Garage Sale

Garage sales are sort of inherently awkward, aren’t they? Strangers walk up to your house and paw through your things, probably criticize them or touch them and put them back, and you sit and watch them and make halting conversation and hope they buy something.  Luckily for Mr. E he didn’t get the awkward gene, he loves nothing more than awkward small talk, especially if it it’s with old people.  I should wake Senor Pants up, he’d be a great ice breaker while people fondle my old napkins and try to bargain me down on that file cabinet.  Although I am waiting for my first drive by on how small he is –  the longer we go without one the longer I can convince myself he’s not THAT small.  1% in the house!
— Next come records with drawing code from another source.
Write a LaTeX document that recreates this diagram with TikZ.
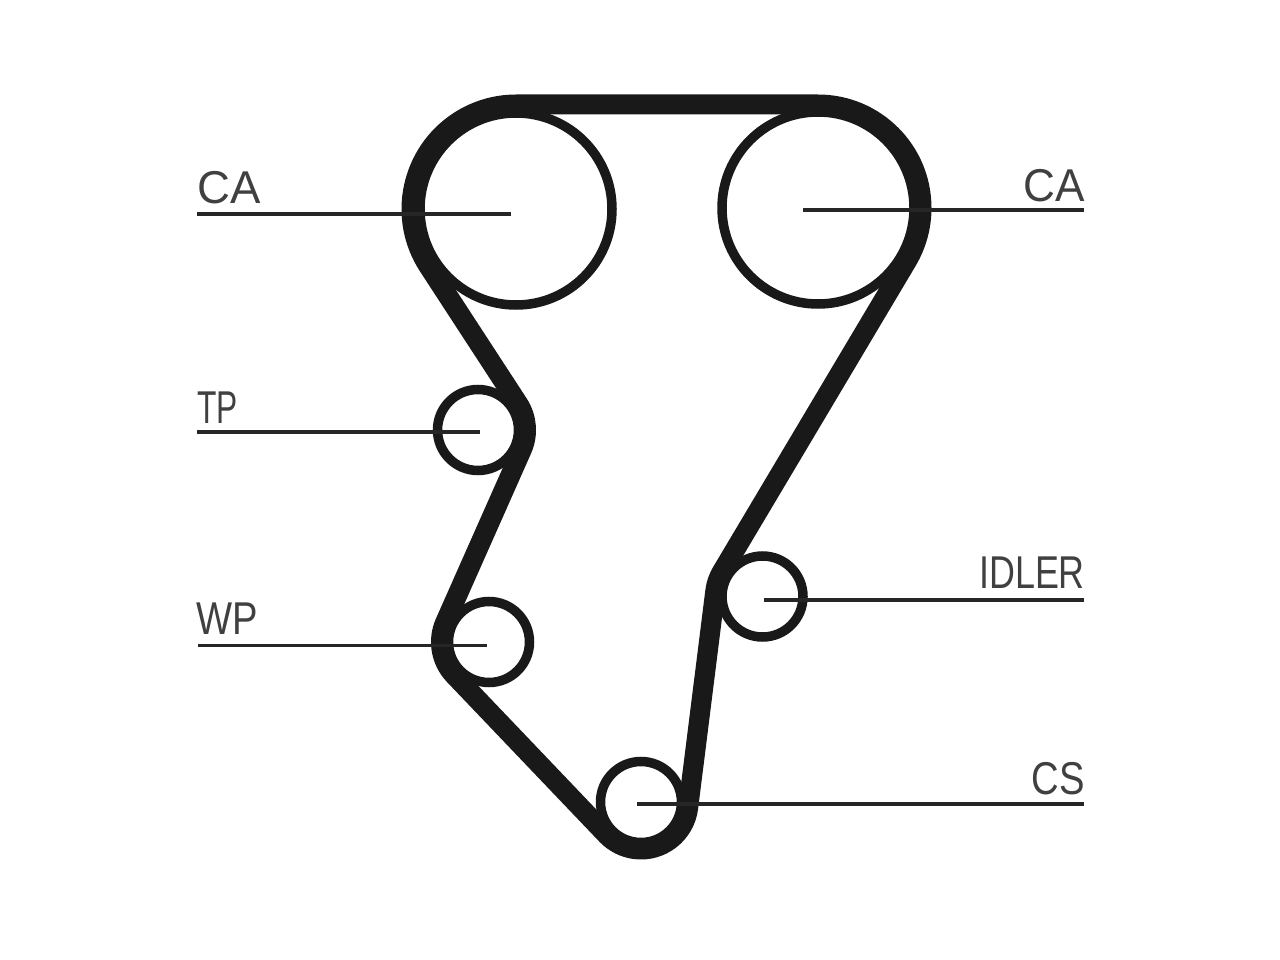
\documentclass[tikz,border=0pt]{standalone}
\usepackage{fontspec}
\setmainfont{Liberation Sans}
\usetikzlibrary{calc}

\begin{document}
\begin{tikzpicture}[
    x=1pt, y=-1pt,
    % Styles
    big-pulley/.style={draw=black!90, circle, line width=9.5pt, minimum size=192pt, inner sep=0pt},
    small-pulley/.style={draw=black!90, circle, line width=9.5pt, minimum size=81pt, inner sep=0pt},
    belt/.style={draw=black!90, line width=20pt, line join=round},
    leader/.style={draw=black!85, line width=3.5pt},
    tag/.style={font=\fontsize{46}{46}\selectfont, text=black!75, inner sep=0pt},
]
\useasboundingbox (0,0) rectangle (1280,960);

% Pulleys
\node[big-pulley] (ca-left) at (516,209) {};
\node[big-pulley] (ca-right) at (818,208) {};
\node[small-pulley] (tp) at (478,430) {};
\node[small-pulley] (wp) at (489,642) {};
\node[small-pulley] (idler) at (762.5,596.5) {};
\node[small-pulley] (cs) at (641,802) {};

% Belt (clockwise from the top)
\draw[belt] ($(ca-left)+(270:104.5)$) -- ($(ca-right)+(270:103.5)$)
    arc[start angle=-90, end angle=30.76, radius=103.5]
    -- ($(idler)+(210.76:47.5)$)
    arc[start angle=210.76, end angle=187.15, radius=47.5]
    -- ($(cs)+(7.15:47.5)$)
    arc[start angle=7.15, end angle=136.34, radius=47.5]
    -- ($(wp)+(136.34:48)$)
    arc[start angle=136.34, end angle=203.93, radius=48]
    -- ($(tp)+(23.93:48)$)
    arc[start angle=23.93, end angle=-33.1, radius=48]
    -- ($(ca-left)+(146.9:104.5)$)
    arc[start angle=146.9, end angle=270, radius=104.5]
    -- cycle;

% Labels
\node[tag, anchor=base west, xscale=0.99] (lbl-ca-left) at (197,204) {CA};
\node[tag, anchor=base east, xscale=0.96] (lbl-ca-right) at (1085,202) {CA};
\node[tag, anchor=base west, xscale=0.69] (lbl-tp) at (197,423) {TP};
\node[tag, anchor=base west, xscale=0.83] (lbl-wp) at (196,634) {WP};
\node[tag, anchor=base east, xscale=0.78] (lbl-idler) at (1085,588) {IDLER};
\node[tag, anchor=base east, xscale=0.83] (lbl-cs) at (1085,794) {CS};

% Leaders
\coordinate (end-ca-left) at (197,214);
\coordinate (end-ca-right) at (1084,210);
\coordinate (end-tp) at (197,432);
\coordinate (end-wp) at (198,645.5);
\coordinate (end-idler) at (1084,600);
\coordinate (end-cs) at (1084,804);
\draw[leader] (end-ca-left) -- (511,214);
\draw[leader] (end-ca-right) -- (803,210);
\draw[leader] (end-tp) -- (480,432);
\draw[leader] (end-wp) -- (487,645.5);
\draw[leader] (end-idler) -- (764,600);
\draw[leader] (end-cs) -- (637,804);

\end{tikzpicture}
\end{document}
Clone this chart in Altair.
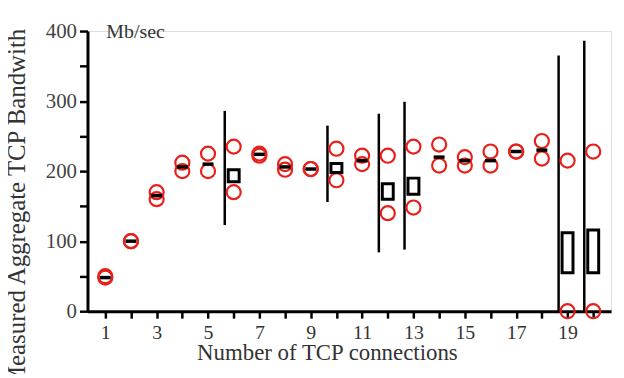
import altair as alt
import pandas as pd

# Data
conn = list(range(1, 21))
circ_hi = [50, 100, 170, 212, 225, 235, 225, 210, 203, 232, 222, 222, 235, 238, 220, 228, 228, 243, 215, 228]
circ_lo = [48, 100, 160, 200, 200, 170, 222, 202, 203, 187, 210, 140, 148, 208, 208, 208, 228, 218, 0, 0]

dash_x = [1, 2, 3, 4, 5, 7, 8, 9, 11, 14, 15, 16, 17, 18]
dash_y = [48, 100, 165, 206, 210, 224, 206, 203, 215, 220, 215, 215, 228, 230]

box_x = [6, 10, 12, 13, 19, 20]
box_lo = [185, 198, 160, 167, 55, 55]
box_hi = [202, 211, 182, 190, 112, 116]

rule_x = [6, 10, 12, 13, 19, 20]
rule_lo = [123, 156, 84, 88, 0, 0]
rule_hi = [286, 265, 282, 299, 365, 386]

x_ticks = list(range(1, 21))
y_ticks = [0, 50, 100, 150, 200, 250, 300, 350, 400]

circles = pd.DataFrame({"x": conn * 2, "y": circ_hi + circ_lo})
dashes = pd.DataFrame({"x": dash_x, "y": dash_y})
boxes = pd.DataFrame({"x": box_x, "lo": box_lo, "hi": box_hi})
rules = pd.DataFrame({"x": rule_x, "lo": rule_lo, "hi": rule_hi})

FONT = "Liberation Serif"

xscale = alt.Scale(domain=[0.5, 20.5], nice=False, zero=False)
yscale = alt.Scale(domain=[0, 400], nice=False, clamp=False)

xaxis = alt.Axis(
    values=x_ticks,
    labelExpr="datum.value % 2 == 1 ? datum.label : ''",
    title="Number of TCP connections",
    titleFont=FONT, titleFontSize=23, titleFontWeight="normal", titleColor="#333333",
    titleX=241, titlePadding=0,
    labelFont=FONT, labelFontSize=20, labelColor="#333333", labelPadding=4,
    tickSize=7, tickWidth=2.5, tickColor="black",
    domainColor="black", domainWidth=3, grid=False,
)
yaxis = alt.Axis(
    values=y_ticks,
    labelExpr="datum.value % 100 == 0 ? datum.label : ''",
    title="Measured Aggregate TCP Bandwith",
    titleFont=FONT, titleFontSize=25, titleFontWeight="normal", titleColor="#333333",
    titleY=178, titleX=-58,
    labelFont=FONT, labelFontSize=21, labelColor="#444444", labelPadding=3,
    tickSize=8, tickWidth=2.5, tickColor="black",
    domainColor="black", domainWidth=3, grid=False,
)

base_x = alt.X("x:Q", scale=xscale, axis=xaxis)

rule_layer = alt.Chart(rules).mark_rule(color="black", strokeWidth=2.5, xOffset=-9).encode(
    x=base_x,
    y=alt.Y("lo:Q", scale=yscale, axis=yaxis),
    y2="hi:Q",
)

circle_layer = alt.Chart(circles).mark_point(
    shape="circle", filled=False, color="#e8201a", size=200, strokeWidth=2.2, opacity=1
).encode(x=base_x, y=alt.Y("y:Q", scale=yscale, axis=yaxis))

dash_layer = alt.Chart(dashes).mark_tick(
    orient="horizontal", color="black", size=11, thickness=3.5, opacity=1
).encode(x=base_x, y=alt.Y("y:Q", scale=yscale, axis=yaxis))

box_layer = alt.Chart(boxes).mark_bar(
    width=11, fill="white", stroke="black", strokeWidth=3
).encode(
    x=base_x,
    y=alt.Y("lo:Q", scale=yscale, axis=yaxis),
    y2="hi:Q",
)

chart = alt.layer(rule_layer, circle_layer, dash_layer, box_layer).properties(
    width=527,
    height=282,
    title=alt.TitleParams(
        "Mb/sec", anchor="start", orient="top", frame="group", offset=-22, dx=19,
        font=FONT, fontSize=20, fontWeight="normal", color="#333333",
    ),
    autosize=alt.AutoSizeParams(type="none"),
    padding={"left": 80, "top": 22, "right": 5, "bottom": 62},
).configure_view(stroke=None).configure(background="white")

chart.save("out.html", embed_options={"renderer": "svg", "actions": False})
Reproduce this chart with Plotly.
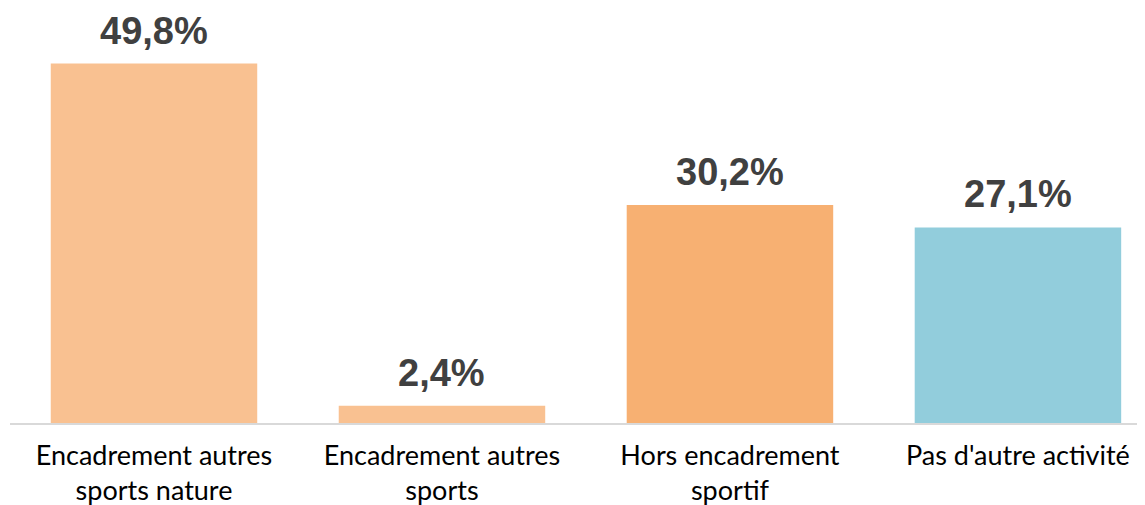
import plotly.graph_objects as go

categories = ["Encadrement autres<br>sports nature", "Encadrement autres<br>sports",
              "Hors encadrement<br>sportif", "Pas d'autre activité"]
values = [49.8, 2.4, 30.2, 27.1]
labels = ["49,8%", "2,4%", "30,2%", "27,1%"]
colors = ["#F9C191", "#F9C191", "#F7B072", "#92CDDC"]

x = list(range(len(categories)))
fig = go.Figure(go.Bar(x=x, y=values, marker_color=colors, width=0.717,
                       marker_line_width=0, hoverinfo="skip"))

for xi, v, t in zip(x, values, labels):
    fig.add_annotation(x=xi, y=v, text="<b>%s</b>" % t, showarrow=False,
                       yanchor="bottom", yshift=10,
                       font=dict(family="Liberation Sans, Arial", size=38, color="#404040"))

fig.update_layout(
    width=1145, height=505,
    margin=dict(l=2, r=0, t=17.5, b=89.5),
    paper_bgcolor="white", plot_bgcolor="white",
    showlegend=False,
    xaxis=dict(tickmode="array", tickvals=x, ticktext=categories,
               range=[-0.5, 3.469], showline=True, linecolor="#D9D9D9", linewidth=1.5,
               showgrid=False, zeroline=False, ticks="", ticklabelstandoff=8,
               tickfont=dict(family="Lato, Calibri, sans-serif", size=27, color="#000000")),
    yaxis=dict(range=[0, 55], visible=False, showgrid=False, zeroline=False),
)
fig.write_html("out.html")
Ok, it’s way to early to be blogging, clearly. And there’s the baby. Send big money thoughts my way, and pray Mr. E doesn’t have to pee a bunch of times or something.  If I have to deal with the awkward I’m liable to start chucking the shit in the street.


5 Responses

  1. Good luck. I could never have a garage sale because I can’t count back change. If the P-Dawg had to go inside the house to pee, I’d be royally screwed. But I have a feeling that I would love your junk!

  2. I’m with you sista – my philosophy is to try to avoid all conversation and just get rid of the junk! Especially when people try to bargain you down on a $1 item – gah!

    We stopped by a few garage sales this summer and every time my son felt the need to loudly announce, “Well, let’s go! This stuff is all crap!”

  3. Yes, they are all judging you. Those people touching your things are making assumptions and judgments about how you live. I love going to garage sales!
    Some beautiful and wicked funny posts.

  4. Good luck. Try to have fun. And make some moolah!

  5. I was at a garage sale once and described everything as crap and tried to leave before making eye contact with anyone since I couldn’t tell who the owner was. All of a sudden an old friend from high school called out my name and was like “hey you came to my garage sale.” Awwwkward. Hope you rake in the money today.